Pensioners will be the biggest losers if the proposal by the Kenya Commercial Bank to acquire National Bank of Kenya sails though. An independent evaluation report commissioned by the NBK board says shareholders will lose 30 percent of their share value if the take-over bid succeeds.
KCB has floated to buy NBK at a price of 3.8 shillings per share which is currently trading at 4 shillings on the Nairobi Securities Exchange.
Directors of National Bank of Kenya in a circular to their shareholders have raised concerns with the buyout deal by KCB Group saying the offer undervalues the company by almost 38 per cent.
The board says the fair valuation should be one KCB share for every 6.23 NBK shares and not 1 for every 10 as offered.

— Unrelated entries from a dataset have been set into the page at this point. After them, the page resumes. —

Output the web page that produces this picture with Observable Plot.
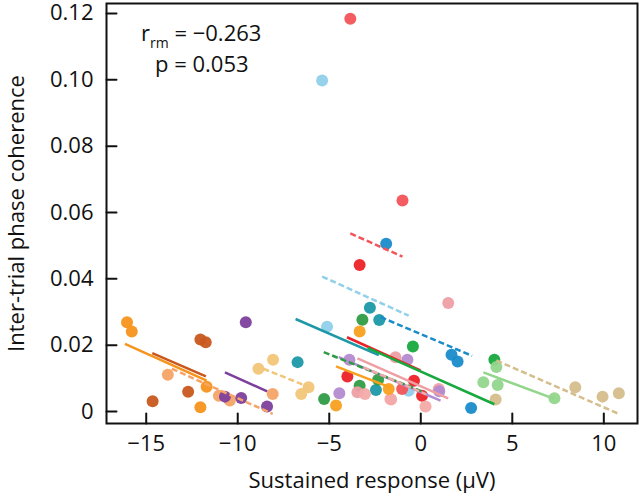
<!DOCTYPE html>
<html>
<head>
<meta charset="utf-8">
<script src="https://cdn.jsdelivr.net/npm/d3@7"></script>
<script src="https://cdn.jsdelivr.net/npm/@observablehq/plot@0.6"></script>
<style>
  html, body { margin: 0; padding: 0; background: #fff; }
  #chart { width: 640px; height: 500px; }
</style>
</head>
<body>
<div id="chart"></div>
<script>
// ---- Data ----
const xTicks = [-15, -10, -5, 0, 5, 10];
const yTicks = [0, 0.02, 0.04, 0.06, 0.08, 0.10, 0.12];
const xTitle = "Sustained response (µV)";
const yTitle = "Inter-trial phase coherence";
const statR = "−0.263";
const statP = "0.053";

// one colour per participant
const subjectColor = [
  "#f7941d", "#c8581e", "#f6a467", "#7d3f9c", "#f2c679", "#1c98a6",
  "#1a8cca", "#90d0ea", "#f2545a", "#ec2227", "#2f9c44", "#17a83e",
  "#92d68c", "#d5be8d", "#ee9fa4", "#f3aaa8", "#b38bd0", "#f8a120"
];

// observations (participant, sustained response, ITPC)
const pointSubject = [
  1, 1, 1, 1,
  2, 2, 2, 2,
  3, 3, 3, 3,
  4, 4, 4, 4,
  5, 5, 5, 5,
  6, 6, 6, 6,
  7, 7, 7, 7,
  8, 8, 8,
  9, 9, 9,
  10, 10, 10, 10,
  11, 11, 11, 11,
  12, 12,
  13, 13, 13, 13,
  14, 14, 14, 14,
  15, 15, 15, 15,
  16, 16, 16, 16,
  17, 17, 17, 17,
  18, 18, 18
];
const pointX = [
  -16.05, -15.79, -11.70, -12.04,
  -12.04, -11.75, -12.71, -14.65,
  -13.82, -11.03, -10.43, -8.09,
  -9.56, -10.70, -9.81, -8.40,
  -8.87, -8.07, -6.13, -6.53,
  -6.73, -2.78, -2.27, -2.45,
  -1.89, 1.68, 2.01, 2.75,
  -5.39, -5.12, -0.66,
  -3.85, -1.00, -1.02,
  -3.34, -4.01, -0.37, 0.07,
  -3.19, -5.28, -3.34, -2.33,
  -0.43, 4.02,
  3.42, 4.13, 4.20, 7.30,
  4.09, 8.44, 9.93, 10.82,
  1.50, -3.46, -1.38, 0.98,
  -3.05, -1.62, 0.26, -1.66,
  -3.90, -0.73, -4.45, 1.01,
  -3.34, -4.63, -1.75
];
const pointY = [
  0.0269, 0.0241, 0.0075, 0.0013,
  0.0217, 0.0209, 0.0060, 0.0031,
  0.0111, 0.0048, 0.0033, 0.0053,
  0.0269, 0.0045, 0.0041, 0.0015,
  0.0129, 0.0156, 0.0073, 0.0053,
  0.0149, 0.0313, 0.0276, 0.0065,
  0.0506, 0.0171, 0.0151, 0.0011,
  0.0998, 0.0256, 0.0063,
  0.1184, 0.0636, 0.0068,
  0.0442, 0.0106, 0.0093, 0.0048,
  0.0277, 0.0038, 0.0078, 0.0096,
  0.0196, 0.0156,
  0.0088, 0.0134, 0.0080, 0.0040,
  0.0036, 0.0073, 0.0045, 0.0055,
  0.0327, 0.0058, 0.0164, 0.0068,
  0.0053, 0.0036, 0.0015, 0.0038,
  0.0156, 0.0156, 0.0055, 0.0061,
  0.0241, 0.0018, 0.0068
];

// per-participant fitted lines (common slope), solid or dashed
const lineX1 = [-16.16, -14.67, -13.60, -10.70, -8.60, -6.84, -2.20, -5.39, -3.85, -4.03, -5.30, -2.90, 3.42, 4.13, -3.46, -3.10, -4.48, -4.63];
const lineY1 = [0.0204, 0.0176, 0.0129, 0.0118, 0.0129, 0.0279, 0.0285, 0.0407, 0.0537, 0.0224, 0.0179, 0.0192, 0.0118, 0.0154, 0.0160, 0.0133, 0.0164, 0.0136];
const lineX2 = [-11.70, -11.74, -8.09, -8.39, -6.20, -2.30, 2.80, -0.66, -1.00, -0.02, 0.20, 4.02, 7.30, 10.82, 1.50, 0.30, 1.08, -1.67];
const lineY2 = [0.0093, 0.0106, -0.0007, 0.0061, 0.0076, 0.0170, 0.0168, 0.0289, 0.0467, 0.0124, 0.0058, 0.0022, 0.0038, -0.0007, 0.0040, 0.0052, 0.0033, 0.0073];
const lineDashed = [false, false, true, false, true, false, true, true, true, false, true, false, false, true, false, true, false, false];

// ---- Build tables ----
const points = pointSubject.map((s, i) => ({s, x: pointX[i], y: pointY[i], color: subjectColor[s - 1]}));
const lines = lineX1.map((_, i) => ({
  x1: lineX1[i], y1: lineY1[i], x2: lineX2[i], y2: lineY2[i],
  color: subjectColor[i], dashed: lineDashed[i]
}));

const fmtY = d => d === 0 ? "0" : d.toFixed(2);
const fmtX = d => d < 0 ? "−" + Math.abs(d) : String(d);

// straight inward tick shape for vector marks
const tickShape = {draw(context, l) { context.moveTo(0, 0); context.lineTo(0, -l); }};

const chart = Plot.plot({
  width: 640,
  height: 500,
  marginLeft: 106,
  marginRight: 3,
  marginTop: 3,
  marginBottom: 77,
  style: {fontFamily: "'Open Sans', sans-serif", fontSize: "22px", color: "#111", background: "#fff"},
  x: {domain: [-17.17, 11.84]},
  y: {domain: [-0.0036, 0.123]},
  color: {type: "identity"},
  marks: [
    Plot.dot(points, {x: "x", y: "y", r: 6, fill: "color", fillOpacity: 0.95, stroke: "none"}),
    Plot.link(lines.filter(d => !d.dashed), {x1: "x1", y1: "y1", x2: "x2", y2: "y2", stroke: "color", strokeWidth: 2.5}),
    Plot.link(lines.filter(d => d.dashed), {x1: "x1", y1: "y1", x2: "x2", y2: "y2", stroke: "color", strokeWidth: 2.5, strokeDasharray: "6,3"}),
    Plot.frame({stroke: "#111", strokeWidth: 2}),
    Plot.vector(xTicks, {x: d => d, frameAnchor: "bottom", length: 10, anchor: "start", shape: tickShape, stroke: "#111", strokeWidth: 2}),
    Plot.vector(yTicks, {y: d => d, frameAnchor: "left", rotate: 90, length: 10, anchor: "start", shape: tickShape, stroke: "#111", strokeWidth: 2}),
    Plot.axisX({ticks: xTicks, tickSize: 0, tickPadding: 12, tickFormat: fmtX, label: null}),
    Plot.axisY({ticks: yTicks, tickSize: 0, tickPadding: 13, tickFormat: fmtY, label: null}),
    Plot.text([xTitle], {frameAnchor: "bottom", dy: 64, fontSize: 22, fill: "#111"}),
    Plot.text([yTitle], {frameAnchor: "left", textAnchor: "middle", dx: -90, rotate: -90, fontSize: 22, fill: "#111"})
  ]
});

document.getElementById("chart").appendChild(chart);

// statistics annotation with subscript
const svg = d3.select(chart);
const t1 = svg.append("text")
  .attr("x", 141).attr("y", 41)
  .attr("text-anchor", "start")
  .attr("font-family", "'Open Sans', sans-serif")
  .attr("font-size", 22).attr("fill", "#111");
t1.append("tspan").text("r");
t1.append("tspan").attr("font-size", 14).attr("dy", 7).text("rm");
t1.append("tspan").attr("dy", -7).text(" = " + statR);
svg.append("text")
  .attr("x", 155).attr("y", 72)
  .attr("text-anchor", "start")
  .attr("font-family", "'Open Sans', sans-serif")
  .attr("font-size", 22).attr("fill", "#111")
  .text("p = " + statP);
</script>
</body>
</html>
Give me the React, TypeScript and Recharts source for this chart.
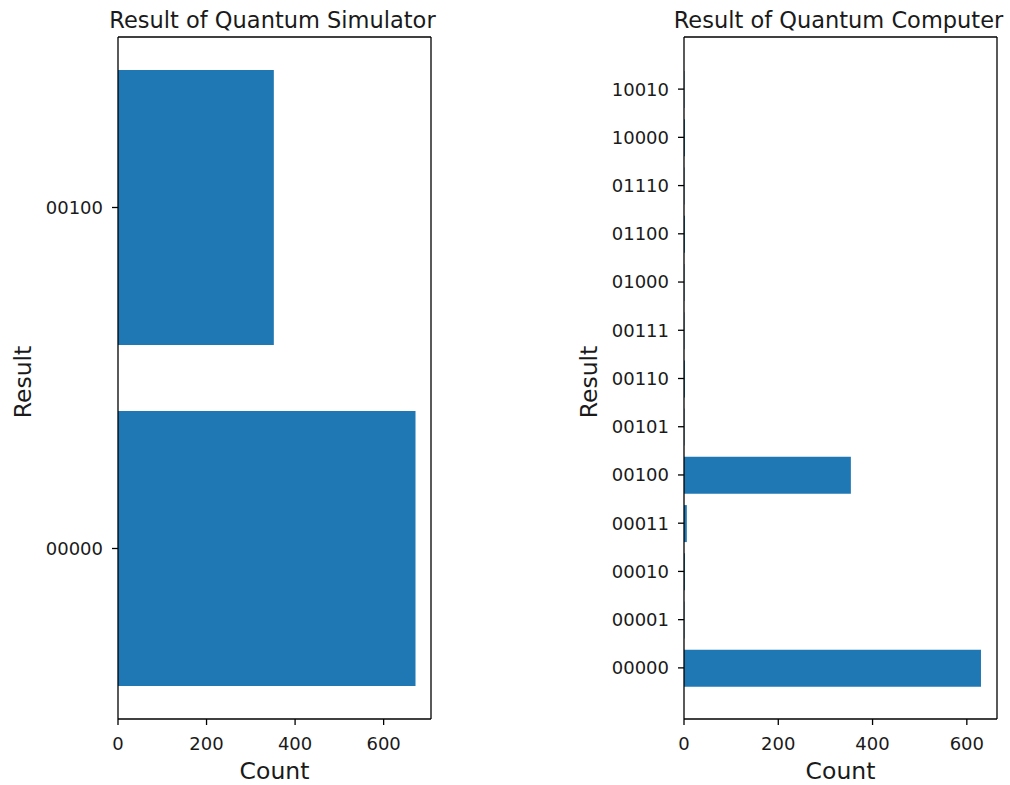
import React from 'react';
import { BarChart, Bar, XAxis, YAxis } from 'recharts';

const simStates = ['00000', '00100'];
const simCounts = [672, 352];

const qcStates = ['00000', '00001', '00010', '00011', '00100', '00101', '00110', '00111', '01000', '01100', '01110', '10000', '10010'];
const qcCounts = [630, 1, 2, 6, 354, 1, 2, 1, 1, 2, 1, 2, 1];

const countTicks = [0, 200, 400, 600];

const BLUE = '#1f77b4';
const INK = '#1a1a1a';
const FONT = '"DejaVu Sans", sans-serif';

const TitleLabel = (text: string) => (props: any) => {
  const vb = props.viewBox || {};
  return (
    <text x={vb.x + vb.width / 2 - 2} y={vb.y + 21} textAnchor="middle" fontSize={22.5} fill={INK} fontFamily={FONT}>
      {text}
    </text>
  );
};

const CountLabel = (props: any) => {
  const vb = props.viewBox || {};
  return (
    <text x={vb.x + vb.width / 2} y={vb.y + 60} textAnchor="middle" fontSize={23.5} fill={INK} fontFamily={FONT}>
      Count
    </text>
  );
};

const ResultLabel = (props: any) => {
  const vb = props.viewBox || {};
  const x = vb.x + 31;
  const y = vb.y + vb.height / 2 + 4;
  return (
    <text x={x} y={y} transform={`rotate(-90 ${x} ${y})`} textAnchor="middle" fontSize={23.5} fill={INK} fontFamily={FONT}>
      Result
    </text>
  );
};

function HistChart({ title, states, counts, xMax, barSize, padTop, padBottom }: any) {
  const data = states.map((s: string, i: number) => ({ state: s, count: counts[i] }));
  const tickStyle = { fontSize: 18, fill: INK, fontFamily: FONT };
  const axisLine = { stroke: '#000', strokeWidth: 1.3 };
  return (
    <BarChart
      width={441}
      height={785}
      data={data}
      layout="vertical"
      margin={{ top: 7, right: 9, bottom: 0, left: 0 }}
      barSize={barSize}
    >
      <XAxis
        type="number"
        dataKey="count"
        domain={[0, xMax]}
        ticks={countTicks}
        allowDataOverflow
        height={66}
        tickSize={6}
        tickMargin={12}
        tick={tickStyle}
        tickLine={{ stroke: '#000', strokeWidth: 1.3 }}
        axisLine={axisLine}
        label={{ content: CountLabel }}
      />
      <XAxis
        xAxisId="top"
        orientation="top"
        type="number"
        domain={[0, xMax]}
        allowDataOverflow
        height={30}
        tick={false}
        tickLine={false}
        axisLine={axisLine}
        label={{ content: TitleLabel(title) }}
      />
      <YAxis
        type="category"
        dataKey="state"
        reversed
        width={118}
        padding={{ top: padTop, bottom: padBottom }}
        tickSize={6}
        tickMargin={9}
        tick={tickStyle}
        tickLine={{ stroke: '#000', strokeWidth: 1.3 }}
        axisLine={axisLine}
        label={{ content: ResultLabel }}
      />
      <YAxis
        yAxisId="right"
        orientation="right"
        type="category"
        dataKey="state"
        width={1}
        tick={false}
        tickLine={false}
        axisLine={axisLine}
      />
      <Bar dataKey="count" fill={BLUE} isAnimationActive={false} />
    </BarChart>
  );
}

export default function App() {
  return (
    <div style={{ position: 'absolute', left: 0, top: 0, width: 1010, height: 785, background: '#fff' }}>
      <div style={{ position: 'absolute', left: 0, top: 0 }}>
        <HistChart title="Result of Quantum Simulator" states={simStates} counts={simCounts} xMax={707} barSize={275} padTop={0} padBottom={0} />
      </div>
      <div style={{ position: 'absolute', left: 566, top: 0 }}>
        <HistChart title="Result of Quantum Computer" states={qcStates} counts={qcCounts} xMax={664} barSize={37} padTop={28} padBottom={27} />
      </div>
    </div>
  );
}
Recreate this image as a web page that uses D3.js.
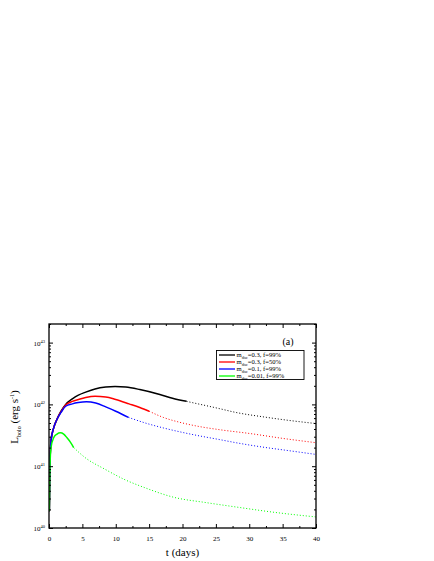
<!DOCTYPE html>
<html><head><meta charset="utf-8">
<script src="https://cdn.jsdelivr.net/npm/d3@7"></script>
<style>body{margin:0;background:#fff}svg{display:block}text{font-family:"Liberation Serif","Times New Roman",serif;font-weight:normal}</style>
</head><body>
<svg id="c" width="434" height="561" font-family="Liberation Serif"></svg>
<script>
// ---- data (t in days, L in erg/s) ----
const seriesNames = ["m_disc=0.3, f=99%", "m_disc=0.3, f=50%", "m_disc=0.1, f=99%", "m_disc=0.01, f=99%"];
const legendMass = ["0.3", "0.3", "0.1", "0.01"];
const legendF = ["99%", "50%", "99%", "99%"];
const seriesColors = ["#000000", "#ff0000", "#0000ff", "#00ff00"];

const blackSolidT = [0.05,0.1,0.15,0.3,0.7,1.2,1.8,2.5,3.5,4.4,5.5,6.9,8.5,9.9,11.5,13.6,16.6,18.5,20.6];
const blackSolidL = [1.86e40,5.01e40,1.12e41,2.57e41,4.17e41,5.75e41,7.76e41,1.00e42,1.23e42,1.41e42,1.58e42,1.78e42,1.91e42,1.95e42,1.91e42,1.74e42,1.45e42,1.26e42,1.12e42];
const blackDotT = [20.6,25.6,28,32,36,40];
const blackDotL = [1.12e42,8.51e41,7.41e41,6.31e41,5.50e41,4.90e41];

const redSolidT = [0.05,0.1,0.15,0.3,0.7,1.2,1.8,2.5,3.5,4.4,5.5,6.9,8.5,10,12,13.6,15];
const redSolidL = [1.86e40,5.01e40,1.12e41,2.57e41,4.17e41,5.75e41,7.59e41,9.77e41,1.12e42,1.20e42,1.29e42,1.35e42,1.32e42,1.20e42,1.02e42,8.91e41,7.76e41];
const redDotT = [15,17.1,19.6,22.1,25.6,30,35,40];
const redDotL = [7.76e41,6.17e41,5.13e41,4.47e41,3.89e41,3.39e41,2.82e41,2.40e41];

const blueSolidT = [0.05,0.1,0.15,0.3,0.7,1.2,1.8,2.5,3.5,4.4,5.6,7,8.5,10,11.9];
const blueSolidL = [1.86e40,5.01e40,1.12e41,2.57e41,4.17e41,5.75e41,7.41e41,9.33e41,1.02e42,1.07e42,1.10e42,1.05e42,9.12e41,7.76e41,6.17e41];
const blueDotT = [11.9,14.4,17.1,22.1,25.6,28,32,36,40];
const blueDotL = [6.17e41,5.01e41,4.17e41,3.16e41,2.69e41,2.40e41,2.04e41,1.78e41,1.55e41];

const greenSolidT = [0.05,0.1,0.15,0.3,0.7,1.2,1.7,2.2,2.7,3.2,3.7];
const greenSolidL = [1.86e40,5.01e40,1.00e41,2.00e41,2.88e41,3.31e41,3.47e41,3.31e41,2.88e41,2.45e41,2.00e41];
const greenDotT = [3.7,5.4,8.4,11.4,14.4,18.6,23.6,28,34,40];
const greenDotL = [2.00e41,1.38e41,8.91e40,6.03e40,4.47e40,3.16e40,2.57e40,2.19e40,1.78e40,1.51e40];

const xTicks = [0,5,10,15,20,25,30,35,40];
const xMinorTicks = [2.5,7.5,12.5,17.5,22.5,27.5,32.5,37.5];
const yTickExps = [40,41,42,43];
const panelLabel = "(a)";

// ---- layout ----
const L = 49, R = 316, T = 324, B = 528;
const svg = d3.select("#c");
const x = d3.scaleLinear().domain([0,40]).range([L,R]);
const y = d3.scaleLog().domain([1e40, 2e43]).range([B,T]);

const solids = [[blackSolidT,blackSolidL],[redSolidT,redSolidL],[blueSolidT,blueSolidL],[greenSolidT,greenSolidL]];
const dots = [[blackDotT,blackDotL],[redDotT,redDotL],[blueDotT,blueDotL],[greenDotT,greenDotL]];

const line = d3.line().x(d=>x(d[0])).y(d=>y(d[1])).curve(d3.curveMonotoneX);
svg.append("clipPath").attr("id","cp").append("rect").attr("x",L).attr("y",T).attr("width",R-L).attr("height",B-T);
const g = svg.append("g").attr("clip-path","url(#cp)");

dots.forEach((s,i)=>{
  const pts = s[0].map((t,k)=>[t,s[1][k]]);
  g.append("path").attr("d",line(pts)).attr("fill","none").attr("stroke",seriesColors[i])
    .attr("stroke-width",1).attr("stroke-dasharray","1,2");
});
solids.forEach((s,i)=>{
  const pts = s[0].map((t,k)=>[t,s[1][k]]);
  g.append("path").attr("d",line(pts)).attr("fill","none").attr("stroke",seriesColors[i])
    .attr("stroke-width",1.5);
});

// axes (ticks inward)
const gB = svg.append("g").attr("transform",`translate(0,${B})`)
  .call(d3.axisBottom(x).tickValues(xTicks).tickSize(-4).tickFormat(d=>d).tickPadding(8));
svg.append("g").attr("transform",`translate(0,${B})`).call(d3.axisBottom(x).tickValues(xMinorTicks).tickSize(-2).tickFormat(""));
svg.append("g").attr("transform",`translate(0,${T})`).call(d3.axisTop(x).tickValues(xTicks).tickSize(-4).tickFormat(""));
svg.append("g").attr("transform",`translate(0,${T})`).call(d3.axisTop(x).tickValues(xMinorTicks).tickSize(-2).tickFormat(""));

const majorY = yTickExps.map(e=>Math.pow(10,e));
const minorY = [];
yTickExps.forEach(e=>{ for(let m=2;m<=9;m++){ const v=m*Math.pow(10,e); if(v<=2e43) minorY.push(v);} });
svg.append("g").attr("transform",`translate(${L},0)`).call(d3.axisLeft(y).tickValues(majorY).tickSize(-4).tickFormat(""));
svg.append("g").attr("transform",`translate(${L},0)`).call(d3.axisLeft(y).tickValues(minorY).tickSize(-2).tickFormat(""));
svg.append("g").attr("transform",`translate(${R},0)`).call(d3.axisRight(y).tickValues(majorY).tickSize(-4).tickFormat(""));
svg.append("g").attr("transform",`translate(${R},0)`).call(d3.axisRight(y).tickValues(minorY).tickSize(-2).tickFormat(""));

svg.selectAll(".domain").remove();
svg.selectAll(".tick line").attr("stroke","#000").attr("stroke-width",1);
svg.selectAll("g").attr("font-family",null);
gB.selectAll(".tick text").attr("font-size",7).attr("fill","#000");

// y tick labels
yTickExps.forEach(e=>{
  const t = svg.append("text").attr("x",L-4).attr("y",y(Math.pow(10,e))+3).attr("text-anchor","end")
    .attr("font-size",7).attr("fill","#000");
  t.append("tspan").text("10");
  t.append("tspan").attr("font-size",4.5).attr("dy",-3).text(e);
});

// frame
svg.append("rect").attr("x",L).attr("y",T).attr("width",R-L).attr("height",B-T)
  .attr("fill","none").attr("stroke","#000").attr("stroke-width",1.3);

// axis labels
svg.append("text").attr("x",(L+R)/2).attr("y",556).attr("text-anchor","middle").attr("font-size",11).text("t (days)");
const yl = svg.append("text").attr("transform","translate(18,417) rotate(-90)").attr("text-anchor","middle").attr("font-size",11);
yl.append("tspan").text("L");
yl.append("tspan").attr("font-size",6).attr("dy",2.5).text("bolo");
yl.append("tspan").attr("dy",-2.5).text(" (erg s");
yl.append("tspan").attr("font-size",6).attr("dy",-4).text("-1");
yl.append("tspan").attr("dy",4).text(")");

svg.append("text").attr("x",288).attr("y",345).attr("text-anchor","middle").attr("font-size",10).text(panelLabel);

// legend
const lg = svg.append("g");
lg.append("rect").attr("x",216.5).attr("y",350.5).attr("width",87.5).attr("height",29)
  .attr("fill","#fff").attr("stroke","#000").attr("stroke-width",0.9);
seriesNames.forEach((n,i)=>{
  const yy = 355 + i*7;
  lg.append("line").attr("x1",219).attr("x2",235).attr("y1",yy).attr("y2",yy)
    .attr("stroke",seriesColors[i]).attr("stroke-width",1.3);
  const t = lg.append("text").attr("x",236.5).attr("y",yy+2.2).attr("font-size",6.6).attr("fill","#000");
  t.append("tspan").text("m");
  t.append("tspan").attr("font-size",3.8).attr("dy",2).text("disc");
  t.append("tspan").attr("dy",-2).text("=" + legendMass[i] + ", f=" + legendF[i]);
});
</script>
</body></html>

The share offer by KCB group values NBK at 5.6 billion shillings, though an independent valuation report puts a value of 9 billion shillings.
However the board caution that it may be forced to proceed with the CBK offer since no strategic investor has shown interest in acquiring the financially troubled lender.
The board in the circular is urging it shareholders to advice the board on whether to freeze the offer or give a nod.
If the shareholders approve the offer, the deal will now be at the mercies of the competition authority of Kenya, capital markets authority and the central bank of Kenya.
National bank of Kenya which was started in 1968 is 48.1 percent owned by the national Social Security Fund while the national treasury controls 22.5 percent of the bank.
The public owns the rest of the shares.
Three years ago, pensioner successfully opposed government’s proposal to sell part of the bank to a strategic investor to ease its financial constraints.